Wednesday, August 4, 2010

pisses me off

this whole thing just really pisses me off.
1-you're a huge douchebag
2-she's a douchebag
3-you're skecthing me out
4-i want texting back
5-i want you to hate him too
6-i need zantex

Tuesday, August 3, 2010

eff this shit

i hate you. i hate her. simple as that. you're a douchebag and i don't even know why there was ever any interest in you to begin with. this whole thing has blown up. i hate you.

Saturday, July 24, 2010

this kills me

ti kills me to think that you've moved on already. and the thought that i'm the reason you moved on is even worse. it must kill you to be in your position. i have no idea. and i am so so so so so so so very sorry. i will be jealous. i just hope that i have something to hold onto when this is all done. i'm sad. i'm hurt. i'm angry. i'm not fully over you yet. i did start to love you. you were everything i wanted. but i just had to try this just one last time.

Wednesday, July 21, 2010

all of me

that took almost every ounce of me to write. and it feels good to let you know how i feel. but i haven't gotten a response from you yet. just a facebook friend denial. again. that kills me. our friendship started there. and now i think that's where it's ending. i'm too grown up to have these feelings. and i'm a bitch for stringing poor kyle around. same thing with blakes 1 and 2. i realize now that i did it all to be close to you. they all reminded me of you in some way. this could be our love story. the beginning struggle. i hear the soundtrack, i see the tears forming. too bad i don't know how this ending is going to go down. hopefully with me in your arms until september. for so long i couldn't wait for that date to come. now i want to go back in time. to a week ago. and tell you how i really felt.

this is so my notebook.

Monday, July 5, 2010

you've taken over me

i don't really know how to feel about this one. i hope you know you really screwed with my mind. you really made me into a monster. and i don't think you could care less. i really want to like this boy. i really want to be able to have a relationship with him. but because of you that's all been tampered with and it really pisses me off.

and i know i'm obsessive but i just have to know. what happened to that call. i heard yelling and then nothing. then call goes blank. this is scary. i hope you're okay.

Friday, April 2, 2010

i cry, never gonna hold the hand of another guy

travelin' solider. story of my life. i miss you already. and i'm going to see you in a week. just the fact that you're not in the same state as me makes me miss you. you're all that i have been able to think about today. i love you. i think i fell in love with you that night. you were so sweet. and since then i have been able to think of nothing else. you make me smile, you make me happy, you make me love you more and more each day. but i shouldn't. in 5 months you'll be shipped out. in 5 months i will cry harder then i ever have before. i better see you before you go. you and i need closure. and i need your address so we can still have a shot. trevor, i love you. please be careful, please just let me know that our plans for the future will come true. just this once.
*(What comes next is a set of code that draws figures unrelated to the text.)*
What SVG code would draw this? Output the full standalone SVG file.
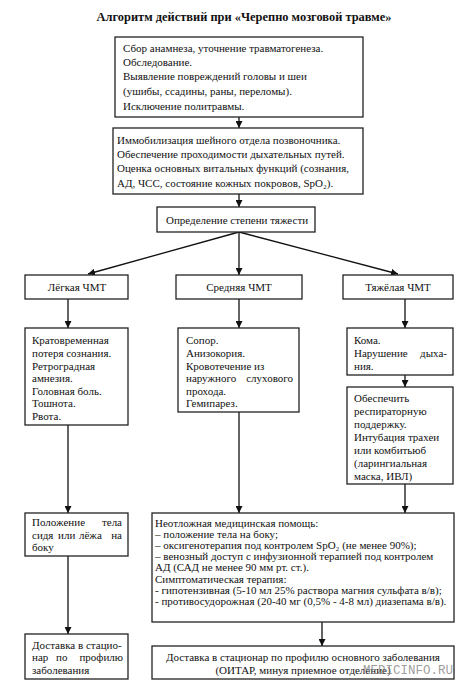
<svg xmlns="http://www.w3.org/2000/svg" width="474" height="695" viewBox="0 0 474 695">
<defs>
<marker id="ah" viewBox="0 0 10 10" refX="10" refY="5" markerWidth="7" markerHeight="7" markerUnits="userSpaceOnUse" orient="auto">
<path d="M0,0 L10,5 L0,10 z" fill="#111"/>
</marker>
<style>
.b{fill:#fff;stroke:#222;stroke-width:1.3}
.t{font-size:11px;fill:#111}
.s{font-size:11px;fill:#111}
.e{text-anchor:end}
.a{stroke:#111;stroke-width:1.3;fill:none;marker-end:url(#ah)}
</style>
</defs>
<rect width="474" height="695" fill="#fff"/>
<g font-family="'Liberation Serif', 'Times New Roman', serif">
<text x="244" y="21" text-anchor="middle" font-weight="bold" font-size="13" fill="#111" textLength="295" lengthAdjust="spacingAndGlyphs">Алгоритм действий при «Черепно мозговой травме»</text>

<g id="connectors">
<path class="a" d="M239,117 V128"/>
<path class="a" d="M239,194 V207"/>
<path class="a" d="M239,232 L88,274"/>
<path class="a" d="M239,232 V275"/>
<path class="a" d="M239,232 L398,274"/>
<path class="a" d="M68,299 V328"/>
<path class="a" d="M239,299 V328"/>
<path class="a" d="M405,299 V328"/>
<path class="a" d="M405,375 V387"/>
<path class="a" d="M68,425 V513"/>
<path class="a" d="M239,404 V513"/>
<path class="a" d="M405,484 V513"/>
<path class="a" d="M68,545 V634"/>
<path class="a" d="M322,622 V646"/>
</g>

<g id="n1">
<rect class="b" x="115" y="37" width="248" height="80"/>
<text class="t" x="123" y="52">Сбор анамнеза, уточнение травматогенеза.</text>
<text class="t" x="123" y="66">Обследование.</text>
<text class="t" x="123" y="80">Выявление повреждений головы и шеи</text>
<text class="t" x="123" y="95">(ушибы, ссадины, раны, переломы).</text>
<text class="t" x="123" y="110">Исключение политравмы.</text>
</g>

<g id="n2">
<rect class="b" x="113" y="128" width="250" height="66"/>
<text class="t" x="117" y="144">Иммобилизация шейного отдела позвоночника.</text>
<text class="t" x="117" y="158">Обеспечение проходимости дыхательных путей.</text>
<text class="t" x="117" y="172">Оценка основных витальных функций (сознания,</text>
<text class="t" x="117" y="187">АД, ЧСС, состояние кожных покровов, SpO₂).</text>
</g>

<g id="n3">
<rect class="b" x="157" y="207" width="158" height="25"/>
<text class="t" x="166" y="224">Определение степени тяжести</text>
</g>

<g id="l1">
<rect class="b" x="25" y="275" width="103" height="24"/>
<text class="t" x="77" y="291" text-anchor="middle">Лёгкая ЧМТ</text>
</g>
<g id="l2">
<rect class="b" x="176" y="275" width="126" height="24"/>
<text class="t" x="239" y="291" text-anchor="middle">Средняя ЧМТ</text>
</g>
<g id="l3">
<rect class="b" x="343" y="275" width="110" height="24"/>
<text class="t" x="398" y="291" text-anchor="middle">Тяжёлая ЧМТ</text>
</g>

<g id="s1">
<rect class="b" x="25" y="328" width="103" height="97"/>
<text class="t" x="32" y="344">Кратовременная</text>
<text class="t" x="32" y="357">потеря сознания.</text>
<text class="t" x="32" y="369.5">Ретроградная</text>
<text class="t" x="32" y="382">амнезия.</text>
<text class="t" x="32" y="394.5">Головная боль.</text>
<text class="t" x="32" y="407">Тошнота.</text>
<text class="t" x="32" y="419.5">Рвота.</text>
</g>

<g id="s2">
<rect class="b" x="178" y="328" width="121" height="84"/>
<text class="t" x="186" y="344">Сопор.</text>
<text class="t" x="186" y="357">Анизокория.</text>
<text class="t" x="186" y="369.5">Кровотечение из</text>
<text class="t" x="186" y="382">наружного</text>
<text class="t e" x="293" y="382">слухового</text>
<text class="t" x="186" y="394.5">прохода.</text>
<text class="t" x="186" y="407">Гемипарез.</text>
</g>

<g id="s3">
<rect class="b" x="347" y="328" width="106" height="47"/>
<text class="t" x="354" y="344">Кома.</text>
<text class="t" x="354" y="357">Нарушение</text>
<text class="t e" x="447" y="357">дыха-</text>
<text class="t" x="354" y="369.5">ния.</text>
</g>

<g id="s4">
<rect class="b" x="347" y="387" width="106" height="97"/>
<text class="t" x="354" y="402">Обеспечить</text>
<text class="t" x="354" y="415">респираторную</text>
<text class="t" x="354" y="428">поддержку.</text>
<text class="t" x="354" y="441">Интубация трахеи</text>
<text class="t" x="354" y="454">или комбитьюб</text>
<text class="t" x="354" y="466.5">(ларингиальная</text>
<text class="t" x="354" y="479.5">маска, ИВЛ)</text>
</g>

<g id="p1">
<rect class="b" x="25" y="513" width="103" height="43"/>
<text class="t" x="32" y="526">Положение</text>
<text class="t e" x="122" y="526">тела</text>
<text class="t" x="32" y="539">сидя</text>
<text class="t" x="58" y="539">или</text>
<text class="t" x="79" y="539">лёжа</text>
<text class="t e" x="122" y="539">на</text>
<text class="t" x="32" y="551">боку</text>
</g>

<g id="p2">
<rect class="b" x="152" y="513" width="302" height="109"/>
<text class="s" x="155" y="526.5">Неотложная медицинская помощь:</text>
<text class="s" x="155" y="537.7">– положение тела на боку;</text>
<text class="s" x="155" y="548.9">– оксигенотерапия под контролем SpO₂ (не менее 90%);</text>
<text class="s" x="155" y="560.1">– венозный доступ с инфузионной терапией под контролем</text>
<text class="s" x="155" y="571.3">АД (САД не менее 90 мм рт. ст.).</text>
<text class="s" x="155" y="582.5">Симптоматическая терапия:</text>
<text class="s" x="155" y="593.7">- гипотензивная (5-10 мл 25% раствора магния сульфата в/в);</text>
<text class="s" x="155" y="604.9">- противосудорожная (20-40 мг (0,5% - 4-8 мл) диазепама в/в).</text>
</g>

<g id="d1">
<rect class="b" x="25" y="634" width="103" height="45"/>
<text class="t" x="32" y="649">Доставка в стацио-</text>
<text class="t" x="32" y="661">нар</text>
<text class="t" x="56" y="661">по</text>
<text class="t e" x="123" y="661">профилю</text>
<text class="t" x="32" y="674">заболевания</text>
</g>

<g id="d2">
<rect class="b" x="152" y="646" width="302" height="33"/>
<text class="t" x="303" y="661" text-anchor="middle">Доставка в стационар по профилю основного заболевания</text>
<text class="t" x="303" y="674" text-anchor="middle">(ОИТАР, минуя приемное отделение)</text>
</g>
</g>
<text x="363" y="674" font-family="'Liberation Mono', monospace" font-size="12.5" fill="#8a8a8a" fill-opacity="0.85">MEDICINFO.RU</text>
</svg>
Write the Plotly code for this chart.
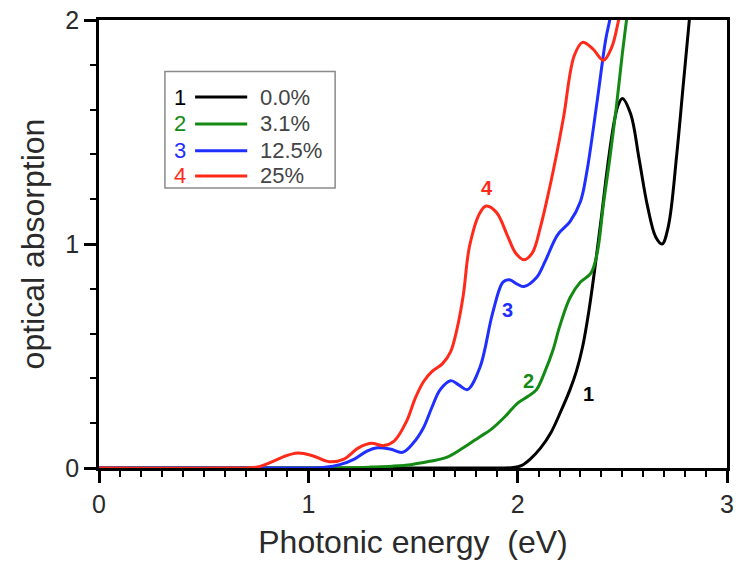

Wednesday, February 17, 2010

i'm glad

i'm glad i've come to the conclusion that i won't spill my heart into these anymore. i will still merely just think of them. but i also think that blogging helps my writing...is that insane? I just wish that you didn't see them and that i could still talk to you. oh well. my bad.

Tuesday, February 16, 2010

What I want to say

i want to say i'm mortified, i want to say i can't believe i was so dumb. i want to say that the one small issue made me never want to write again, but here i am. pouring my heart out to someone who won't even read it. to someone who i know will appreciate it later on...looking back. who will just simply smile and say...i remember. this time it's for me. not anyone else.